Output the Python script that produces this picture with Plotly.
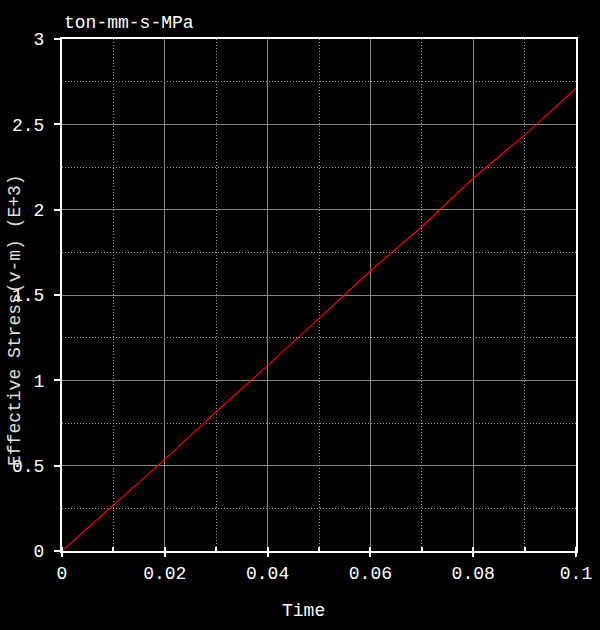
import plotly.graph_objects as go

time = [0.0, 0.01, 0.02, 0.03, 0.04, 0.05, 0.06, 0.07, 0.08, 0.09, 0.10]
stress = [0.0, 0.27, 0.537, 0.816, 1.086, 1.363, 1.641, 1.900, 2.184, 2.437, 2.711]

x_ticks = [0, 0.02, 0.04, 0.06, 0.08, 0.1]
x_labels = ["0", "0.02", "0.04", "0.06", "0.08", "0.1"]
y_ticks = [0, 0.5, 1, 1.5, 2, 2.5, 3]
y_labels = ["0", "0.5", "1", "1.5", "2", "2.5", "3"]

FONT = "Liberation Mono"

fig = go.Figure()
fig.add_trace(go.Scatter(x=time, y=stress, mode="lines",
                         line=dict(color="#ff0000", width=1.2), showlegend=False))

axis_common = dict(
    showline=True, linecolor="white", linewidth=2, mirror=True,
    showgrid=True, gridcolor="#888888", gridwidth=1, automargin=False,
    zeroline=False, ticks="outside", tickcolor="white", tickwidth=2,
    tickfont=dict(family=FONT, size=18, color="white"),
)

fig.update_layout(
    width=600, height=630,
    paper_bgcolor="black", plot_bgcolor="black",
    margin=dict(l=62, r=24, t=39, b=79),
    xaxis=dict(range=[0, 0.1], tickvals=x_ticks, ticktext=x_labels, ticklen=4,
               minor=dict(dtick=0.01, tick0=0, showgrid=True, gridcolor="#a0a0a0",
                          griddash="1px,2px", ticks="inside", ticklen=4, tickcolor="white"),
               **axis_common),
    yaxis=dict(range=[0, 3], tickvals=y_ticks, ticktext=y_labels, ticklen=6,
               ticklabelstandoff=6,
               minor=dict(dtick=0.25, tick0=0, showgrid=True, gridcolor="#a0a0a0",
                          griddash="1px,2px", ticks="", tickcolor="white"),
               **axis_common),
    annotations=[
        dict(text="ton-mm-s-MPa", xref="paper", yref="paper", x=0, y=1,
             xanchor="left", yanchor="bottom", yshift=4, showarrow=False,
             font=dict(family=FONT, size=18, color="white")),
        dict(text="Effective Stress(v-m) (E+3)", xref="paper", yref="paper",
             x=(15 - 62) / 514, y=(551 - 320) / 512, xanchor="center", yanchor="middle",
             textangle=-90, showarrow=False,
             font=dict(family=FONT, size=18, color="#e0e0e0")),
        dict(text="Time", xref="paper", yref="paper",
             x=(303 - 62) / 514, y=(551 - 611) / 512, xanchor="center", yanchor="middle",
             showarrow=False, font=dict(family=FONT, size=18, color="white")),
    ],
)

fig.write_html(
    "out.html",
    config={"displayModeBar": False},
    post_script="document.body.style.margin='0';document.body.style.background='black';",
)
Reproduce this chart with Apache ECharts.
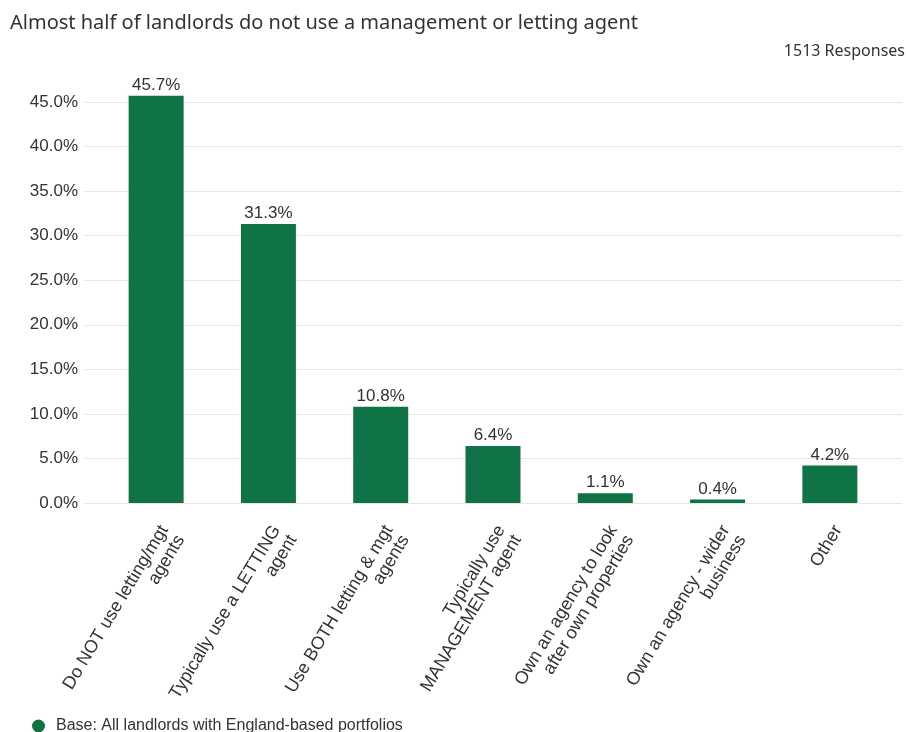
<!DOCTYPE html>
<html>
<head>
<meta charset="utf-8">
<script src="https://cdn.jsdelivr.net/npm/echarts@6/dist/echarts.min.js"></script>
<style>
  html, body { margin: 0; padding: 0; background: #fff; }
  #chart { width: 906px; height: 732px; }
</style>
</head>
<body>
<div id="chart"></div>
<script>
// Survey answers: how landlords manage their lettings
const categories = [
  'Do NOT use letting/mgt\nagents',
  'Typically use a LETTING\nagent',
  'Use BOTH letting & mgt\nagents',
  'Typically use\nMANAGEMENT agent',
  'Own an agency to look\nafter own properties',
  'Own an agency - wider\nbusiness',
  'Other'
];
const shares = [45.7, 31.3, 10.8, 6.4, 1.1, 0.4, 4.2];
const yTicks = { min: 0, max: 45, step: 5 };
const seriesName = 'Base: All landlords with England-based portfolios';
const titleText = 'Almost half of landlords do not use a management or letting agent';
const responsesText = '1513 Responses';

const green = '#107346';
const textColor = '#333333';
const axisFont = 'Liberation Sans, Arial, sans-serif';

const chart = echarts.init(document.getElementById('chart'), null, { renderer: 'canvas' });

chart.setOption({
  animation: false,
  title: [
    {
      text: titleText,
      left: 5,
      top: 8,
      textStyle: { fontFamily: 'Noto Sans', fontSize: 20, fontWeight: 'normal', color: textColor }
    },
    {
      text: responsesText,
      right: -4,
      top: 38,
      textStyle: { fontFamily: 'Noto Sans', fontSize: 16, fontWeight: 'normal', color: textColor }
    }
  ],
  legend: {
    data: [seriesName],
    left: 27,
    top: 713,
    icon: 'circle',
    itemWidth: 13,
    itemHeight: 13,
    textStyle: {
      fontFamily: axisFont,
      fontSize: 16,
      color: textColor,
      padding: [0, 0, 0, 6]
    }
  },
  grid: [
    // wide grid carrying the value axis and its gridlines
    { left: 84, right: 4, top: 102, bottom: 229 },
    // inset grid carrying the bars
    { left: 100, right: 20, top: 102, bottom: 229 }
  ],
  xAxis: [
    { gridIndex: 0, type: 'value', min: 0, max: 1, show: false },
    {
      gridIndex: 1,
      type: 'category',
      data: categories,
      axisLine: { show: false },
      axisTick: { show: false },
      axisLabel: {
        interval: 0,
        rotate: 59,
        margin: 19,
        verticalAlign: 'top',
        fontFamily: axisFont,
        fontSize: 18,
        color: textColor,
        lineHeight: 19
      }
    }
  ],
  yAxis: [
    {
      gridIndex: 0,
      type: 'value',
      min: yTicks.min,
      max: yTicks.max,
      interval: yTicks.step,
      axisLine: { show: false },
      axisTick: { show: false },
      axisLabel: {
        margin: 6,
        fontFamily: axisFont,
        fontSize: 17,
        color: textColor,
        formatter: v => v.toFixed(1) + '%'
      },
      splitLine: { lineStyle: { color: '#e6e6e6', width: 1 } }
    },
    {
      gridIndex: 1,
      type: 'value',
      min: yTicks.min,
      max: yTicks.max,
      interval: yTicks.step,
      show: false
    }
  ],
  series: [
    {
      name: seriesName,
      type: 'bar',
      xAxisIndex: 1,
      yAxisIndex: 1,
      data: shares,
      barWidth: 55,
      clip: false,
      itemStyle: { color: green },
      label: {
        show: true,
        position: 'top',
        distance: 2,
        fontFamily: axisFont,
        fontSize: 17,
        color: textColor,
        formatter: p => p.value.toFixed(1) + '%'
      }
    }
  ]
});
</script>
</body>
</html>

...

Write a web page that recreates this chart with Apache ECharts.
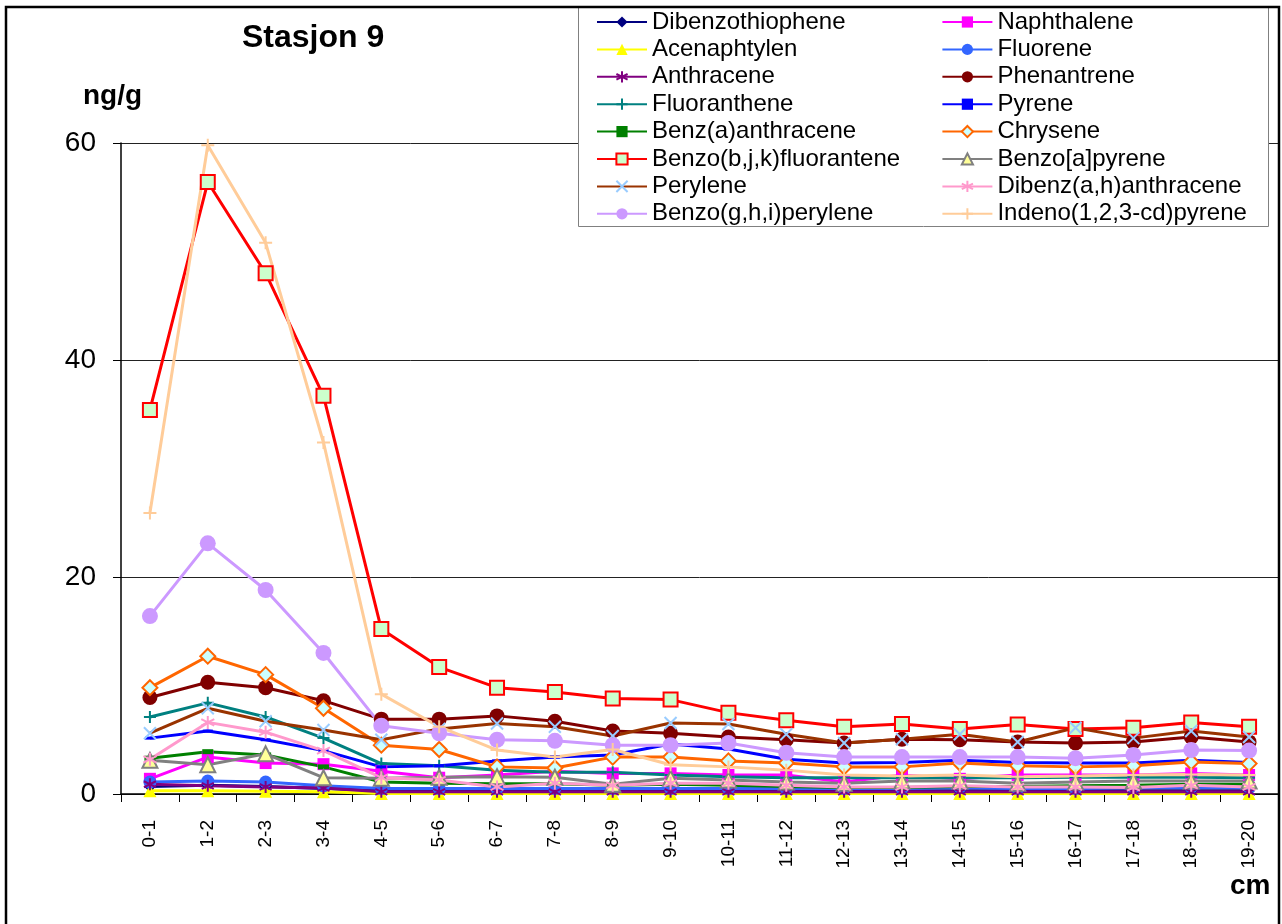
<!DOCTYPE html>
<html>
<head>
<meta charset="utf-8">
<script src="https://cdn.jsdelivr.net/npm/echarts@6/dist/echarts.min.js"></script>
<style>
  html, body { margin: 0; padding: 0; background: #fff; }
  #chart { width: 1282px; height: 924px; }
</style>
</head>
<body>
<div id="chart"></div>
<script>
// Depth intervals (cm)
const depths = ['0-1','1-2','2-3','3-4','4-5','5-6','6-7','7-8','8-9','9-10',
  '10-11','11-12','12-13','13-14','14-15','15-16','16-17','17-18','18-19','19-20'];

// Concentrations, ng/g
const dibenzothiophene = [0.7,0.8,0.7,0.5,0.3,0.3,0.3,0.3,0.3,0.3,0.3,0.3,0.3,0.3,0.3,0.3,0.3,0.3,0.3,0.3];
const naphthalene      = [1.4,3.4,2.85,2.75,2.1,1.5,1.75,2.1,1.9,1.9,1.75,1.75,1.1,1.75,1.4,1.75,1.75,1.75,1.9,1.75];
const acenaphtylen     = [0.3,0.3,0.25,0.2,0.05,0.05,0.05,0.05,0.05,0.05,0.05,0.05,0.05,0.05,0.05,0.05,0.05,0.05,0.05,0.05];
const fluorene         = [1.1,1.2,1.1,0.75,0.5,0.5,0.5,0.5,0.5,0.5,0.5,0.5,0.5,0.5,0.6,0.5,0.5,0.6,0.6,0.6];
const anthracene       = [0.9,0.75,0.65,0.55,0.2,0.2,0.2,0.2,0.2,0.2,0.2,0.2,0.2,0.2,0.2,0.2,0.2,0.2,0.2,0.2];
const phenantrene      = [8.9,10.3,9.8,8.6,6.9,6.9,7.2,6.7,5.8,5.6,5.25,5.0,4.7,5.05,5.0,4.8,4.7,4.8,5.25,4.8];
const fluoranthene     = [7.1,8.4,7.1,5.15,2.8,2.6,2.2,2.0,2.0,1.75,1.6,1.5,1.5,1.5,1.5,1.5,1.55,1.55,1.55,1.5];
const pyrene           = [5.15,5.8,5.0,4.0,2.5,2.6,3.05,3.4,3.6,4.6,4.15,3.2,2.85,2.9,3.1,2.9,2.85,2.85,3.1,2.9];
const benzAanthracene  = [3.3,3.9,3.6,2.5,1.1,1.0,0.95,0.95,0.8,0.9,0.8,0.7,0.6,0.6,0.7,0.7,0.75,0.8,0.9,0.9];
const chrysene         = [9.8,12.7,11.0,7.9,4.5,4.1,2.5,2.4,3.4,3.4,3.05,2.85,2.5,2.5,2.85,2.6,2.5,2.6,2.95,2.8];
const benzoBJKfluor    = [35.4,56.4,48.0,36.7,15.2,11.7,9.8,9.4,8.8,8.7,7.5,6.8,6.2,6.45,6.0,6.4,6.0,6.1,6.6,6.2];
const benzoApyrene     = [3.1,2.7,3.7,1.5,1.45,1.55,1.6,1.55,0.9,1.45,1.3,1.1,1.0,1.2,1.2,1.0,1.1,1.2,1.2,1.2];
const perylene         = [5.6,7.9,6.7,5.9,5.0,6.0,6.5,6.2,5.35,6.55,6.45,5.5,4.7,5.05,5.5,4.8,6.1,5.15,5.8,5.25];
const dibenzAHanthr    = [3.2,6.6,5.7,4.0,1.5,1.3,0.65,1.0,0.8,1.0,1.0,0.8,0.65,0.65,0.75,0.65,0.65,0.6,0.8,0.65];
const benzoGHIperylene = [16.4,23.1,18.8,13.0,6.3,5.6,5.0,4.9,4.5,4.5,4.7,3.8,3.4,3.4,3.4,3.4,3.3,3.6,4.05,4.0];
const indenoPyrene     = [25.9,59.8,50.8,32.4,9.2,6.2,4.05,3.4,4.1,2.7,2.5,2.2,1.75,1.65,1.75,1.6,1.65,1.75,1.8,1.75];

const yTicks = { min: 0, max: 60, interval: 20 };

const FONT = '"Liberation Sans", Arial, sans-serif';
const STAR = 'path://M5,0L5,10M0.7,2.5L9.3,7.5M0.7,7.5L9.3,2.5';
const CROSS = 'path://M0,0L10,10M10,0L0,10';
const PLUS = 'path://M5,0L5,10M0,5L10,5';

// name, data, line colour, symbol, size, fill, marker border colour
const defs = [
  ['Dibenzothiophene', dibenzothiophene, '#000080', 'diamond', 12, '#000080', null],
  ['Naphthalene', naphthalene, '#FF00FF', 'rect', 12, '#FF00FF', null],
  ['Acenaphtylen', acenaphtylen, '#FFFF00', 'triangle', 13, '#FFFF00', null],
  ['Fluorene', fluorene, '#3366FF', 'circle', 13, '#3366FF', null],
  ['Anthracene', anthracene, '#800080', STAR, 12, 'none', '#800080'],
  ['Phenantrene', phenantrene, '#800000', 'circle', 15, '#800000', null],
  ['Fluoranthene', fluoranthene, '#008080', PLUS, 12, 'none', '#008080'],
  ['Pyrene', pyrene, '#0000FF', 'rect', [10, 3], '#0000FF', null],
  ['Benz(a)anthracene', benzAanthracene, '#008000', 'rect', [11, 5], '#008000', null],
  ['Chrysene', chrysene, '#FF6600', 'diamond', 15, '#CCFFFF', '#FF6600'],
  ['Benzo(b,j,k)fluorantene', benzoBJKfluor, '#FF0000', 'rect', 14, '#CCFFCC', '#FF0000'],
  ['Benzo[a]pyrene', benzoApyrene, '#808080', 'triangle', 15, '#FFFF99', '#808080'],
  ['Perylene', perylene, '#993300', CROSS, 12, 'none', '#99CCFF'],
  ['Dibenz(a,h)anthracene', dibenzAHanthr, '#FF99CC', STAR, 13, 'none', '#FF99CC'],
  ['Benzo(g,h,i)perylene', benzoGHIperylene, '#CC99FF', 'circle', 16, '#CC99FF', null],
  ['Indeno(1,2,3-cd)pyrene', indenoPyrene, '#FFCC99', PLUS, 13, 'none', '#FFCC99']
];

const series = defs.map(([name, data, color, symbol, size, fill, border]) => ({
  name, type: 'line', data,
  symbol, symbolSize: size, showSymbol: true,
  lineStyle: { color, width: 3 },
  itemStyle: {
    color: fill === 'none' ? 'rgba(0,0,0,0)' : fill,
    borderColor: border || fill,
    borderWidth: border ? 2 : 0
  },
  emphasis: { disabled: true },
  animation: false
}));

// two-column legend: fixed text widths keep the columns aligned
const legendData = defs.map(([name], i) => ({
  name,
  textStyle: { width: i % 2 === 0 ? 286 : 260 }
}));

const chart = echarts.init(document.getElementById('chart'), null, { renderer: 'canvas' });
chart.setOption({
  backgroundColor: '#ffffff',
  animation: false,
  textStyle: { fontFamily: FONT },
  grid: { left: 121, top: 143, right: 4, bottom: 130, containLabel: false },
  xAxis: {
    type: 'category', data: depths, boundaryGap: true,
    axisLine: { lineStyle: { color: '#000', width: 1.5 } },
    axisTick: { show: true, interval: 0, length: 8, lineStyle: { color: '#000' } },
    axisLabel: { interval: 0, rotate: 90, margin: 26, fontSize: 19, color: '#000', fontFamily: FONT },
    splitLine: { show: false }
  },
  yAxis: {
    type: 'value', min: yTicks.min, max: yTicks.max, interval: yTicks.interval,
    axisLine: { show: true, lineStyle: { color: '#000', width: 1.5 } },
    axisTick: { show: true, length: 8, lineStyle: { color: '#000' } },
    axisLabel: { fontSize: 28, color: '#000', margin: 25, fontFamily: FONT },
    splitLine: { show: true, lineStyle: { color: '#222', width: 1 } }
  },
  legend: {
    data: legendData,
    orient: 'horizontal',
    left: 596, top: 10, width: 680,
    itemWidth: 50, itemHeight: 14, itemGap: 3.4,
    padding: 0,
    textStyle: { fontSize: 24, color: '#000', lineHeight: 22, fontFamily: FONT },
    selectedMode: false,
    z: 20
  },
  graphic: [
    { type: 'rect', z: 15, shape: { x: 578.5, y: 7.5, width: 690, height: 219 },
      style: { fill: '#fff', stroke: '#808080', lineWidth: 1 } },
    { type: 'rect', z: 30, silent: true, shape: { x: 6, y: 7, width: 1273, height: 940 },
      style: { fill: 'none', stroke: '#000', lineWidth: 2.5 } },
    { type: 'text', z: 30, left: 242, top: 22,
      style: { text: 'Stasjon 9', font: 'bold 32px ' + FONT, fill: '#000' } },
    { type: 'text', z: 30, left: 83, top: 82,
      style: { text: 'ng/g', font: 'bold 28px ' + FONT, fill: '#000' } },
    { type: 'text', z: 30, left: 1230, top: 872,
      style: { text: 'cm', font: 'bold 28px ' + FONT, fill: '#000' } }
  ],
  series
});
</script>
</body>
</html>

AIM OF THE TASK
Look above and copy only the lines from the one holding "Output the Python" to the one holding "2.184, 2.437, 2.711]", both included, exactly, minus the pictures.

RESPONSE FOR THIS EXERCISE
Output the Python script that produces this picture with Plotly.
import plotly.graph_objects as go

time = [0.0, 0.01, 0.02, 0.03, 0.04, 0.05, 0.06, 0.07, 0.08, 0.09, 0.10]
stress = [0.0, 0.27, 0.537, 0.816, 1.086, 1.363, 1.641, 1.900, 2.184, 2.437, 2.711]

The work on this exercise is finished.